What you have to do ▸ Transcribe each entry below exactly. Pictures do not go in the copy.

Available records ▸
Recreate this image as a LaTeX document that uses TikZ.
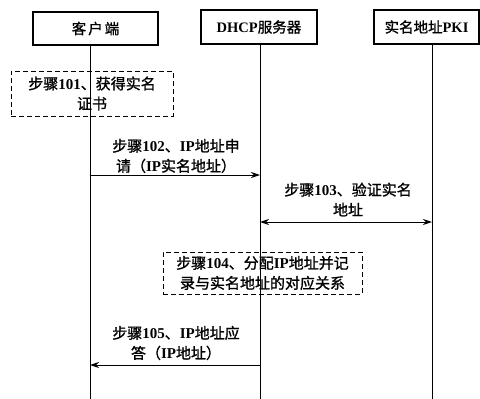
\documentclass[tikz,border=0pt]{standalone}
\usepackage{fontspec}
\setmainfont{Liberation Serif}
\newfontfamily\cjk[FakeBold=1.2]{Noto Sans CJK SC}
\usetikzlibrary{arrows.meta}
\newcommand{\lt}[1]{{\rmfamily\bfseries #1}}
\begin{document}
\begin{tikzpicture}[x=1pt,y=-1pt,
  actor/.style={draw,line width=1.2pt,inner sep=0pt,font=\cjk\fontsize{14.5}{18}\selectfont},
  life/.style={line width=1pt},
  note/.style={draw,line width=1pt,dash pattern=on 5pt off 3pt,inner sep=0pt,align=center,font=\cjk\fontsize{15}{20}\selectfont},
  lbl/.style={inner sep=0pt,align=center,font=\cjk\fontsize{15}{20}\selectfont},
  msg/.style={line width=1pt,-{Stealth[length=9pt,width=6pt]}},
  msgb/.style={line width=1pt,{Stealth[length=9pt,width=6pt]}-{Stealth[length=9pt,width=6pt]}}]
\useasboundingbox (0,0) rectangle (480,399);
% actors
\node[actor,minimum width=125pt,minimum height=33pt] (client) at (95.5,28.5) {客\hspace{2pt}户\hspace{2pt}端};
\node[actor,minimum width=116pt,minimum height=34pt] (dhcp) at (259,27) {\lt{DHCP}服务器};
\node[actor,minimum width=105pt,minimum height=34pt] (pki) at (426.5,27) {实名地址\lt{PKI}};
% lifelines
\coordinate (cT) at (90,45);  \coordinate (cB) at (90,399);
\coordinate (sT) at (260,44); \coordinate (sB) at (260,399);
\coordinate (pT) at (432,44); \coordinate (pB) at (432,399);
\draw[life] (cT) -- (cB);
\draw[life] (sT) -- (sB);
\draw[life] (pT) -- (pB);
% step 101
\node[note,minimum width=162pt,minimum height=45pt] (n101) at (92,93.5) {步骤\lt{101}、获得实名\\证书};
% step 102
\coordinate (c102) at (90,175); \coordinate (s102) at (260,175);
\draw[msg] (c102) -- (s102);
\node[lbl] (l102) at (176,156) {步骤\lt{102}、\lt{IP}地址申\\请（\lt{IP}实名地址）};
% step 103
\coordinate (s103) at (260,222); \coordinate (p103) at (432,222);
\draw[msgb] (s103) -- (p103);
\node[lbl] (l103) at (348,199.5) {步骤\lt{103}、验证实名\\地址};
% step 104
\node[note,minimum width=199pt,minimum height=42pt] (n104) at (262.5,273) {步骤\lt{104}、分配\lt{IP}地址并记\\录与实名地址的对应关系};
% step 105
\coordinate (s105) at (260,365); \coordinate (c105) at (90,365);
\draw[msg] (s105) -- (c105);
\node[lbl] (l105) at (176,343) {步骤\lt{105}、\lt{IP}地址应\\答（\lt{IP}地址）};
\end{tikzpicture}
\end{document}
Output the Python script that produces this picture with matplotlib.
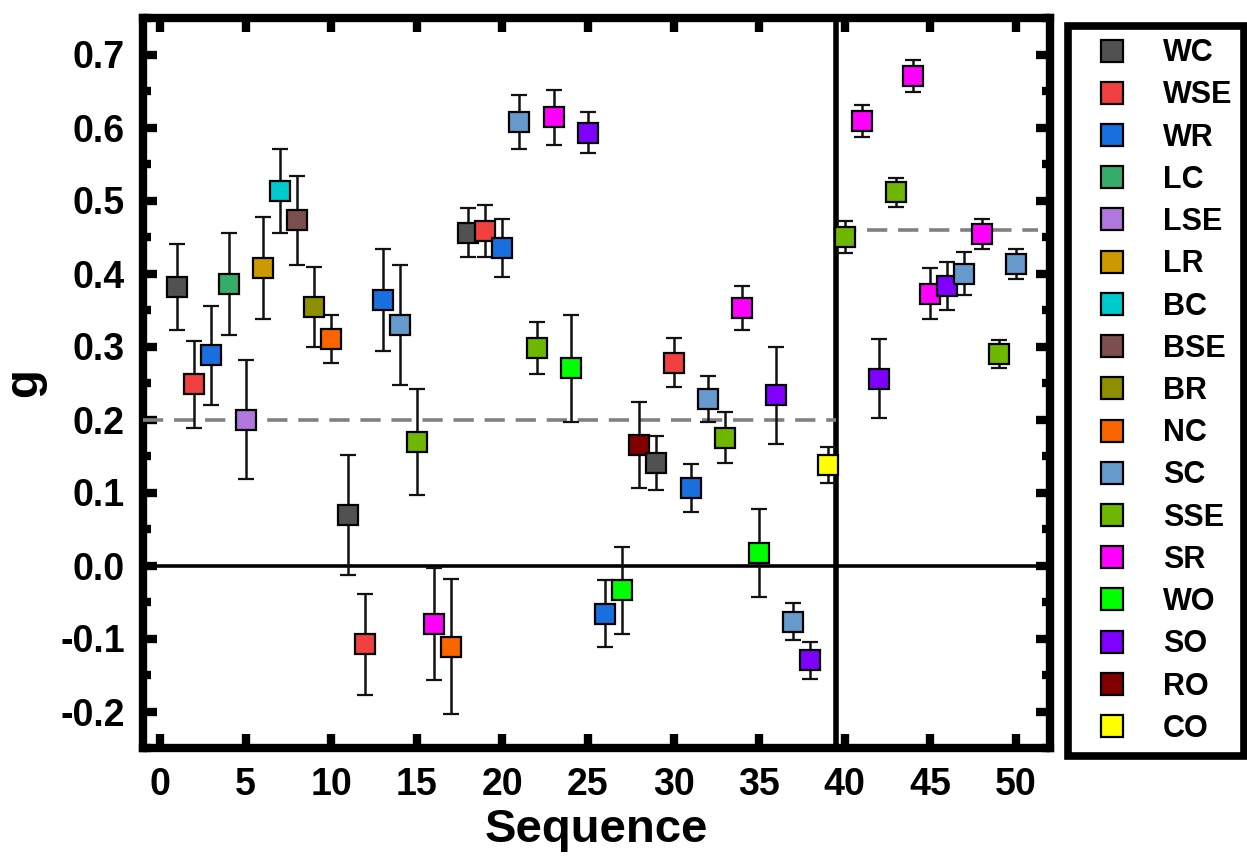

Solution below ▸
Recreate this image as a LaTeX document that uses TikZ.
\documentclass[tikz,border=0pt]{standalone}
\usepackage{fontspec}
\setmainfont{Liberation Serif}
\newfontfamily\cjk[FakeBold=1.2]{Noto Sans CJK SC}
\usetikzlibrary{arrows.meta}
\newcommand{\lt}[1]{{\rmfamily\bfseries #1}}
\begin{document}
\begin{tikzpicture}[x=1pt,y=-1pt,
  actor/.style={draw,line width=1.2pt,inner sep=0pt,font=\cjk\fontsize{14.5}{18}\selectfont},
  life/.style={line width=1pt},
  note/.style={draw,line width=1pt,dash pattern=on 5pt off 3pt,inner sep=0pt,align=center,font=\cjk\fontsize{15}{20}\selectfont},
  lbl/.style={inner sep=0pt,align=center,font=\cjk\fontsize{15}{20}\selectfont},
  msg/.style={line width=1pt,-{Stealth[length=9pt,width=6pt]}},
  msgb/.style={line width=1pt,{Stealth[length=9pt,width=6pt]}-{Stealth[length=9pt,width=6pt]}}]
\useasboundingbox (0,0) rectangle (480,399);
% actors
\node[actor,minimum width=125pt,minimum height=33pt] (client) at (95.5,28.5) {客\hspace{2pt}户\hspace{2pt}端};
\node[actor,minimum width=116pt,minimum height=34pt] (dhcp) at (259,27) {\lt{DHCP}服务器};
\node[actor,minimum width=105pt,minimum height=34pt] (pki) at (426.5,27) {实名地址\lt{PKI}};
% lifelines
\coordinate (cT) at (90,45);  \coordinate (cB) at (90,399);
\coordinate (sT) at (260,44); \coordinate (sB) at (260,399);
\coordinate (pT) at (432,44); \coordinate (pB) at (432,399);
\draw[life] (cT) -- (cB);
\draw[life] (sT) -- (sB);
\draw[life] (pT) -- (pB);
% step 101
\node[note,minimum width=162pt,minimum height=45pt] (n101) at (92,93.5) {步骤\lt{101}、获得实名\\证书};
% step 102
\coordinate (c102) at (90,175); \coordinate (s102) at (260,175);
\draw[msg] (c102) -- (s102);
\node[lbl] (l102) at (176,156) {步骤\lt{102}、\lt{IP}地址申\\请（\lt{IP}实名地址）};
% step 103
\coordinate (s103) at (260,222); \coordinate (p103) at (432,222);
\draw[msgb] (s103) -- (p103);
\node[lbl] (l103) at (348,199.5) {步骤\lt{103}、验证实名\\地址};
% step 104
\node[note,minimum width=199pt,minimum height=42pt] (n104) at (262.5,273) {步骤\lt{104}、分配\lt{IP}地址并记\\录与实名地址的对应关系};
% step 105
\coordinate (s105) at (260,365); \coordinate (c105) at (90,365);
\draw[msg] (s105) -- (c105);
\node[lbl] (l105) at (176,343) {步骤\lt{105}、\lt{IP}地址应\\答（\lt{IP}地址）};
\end{tikzpicture}
\end{document}
Output the Python script that produces this picture with matplotlib.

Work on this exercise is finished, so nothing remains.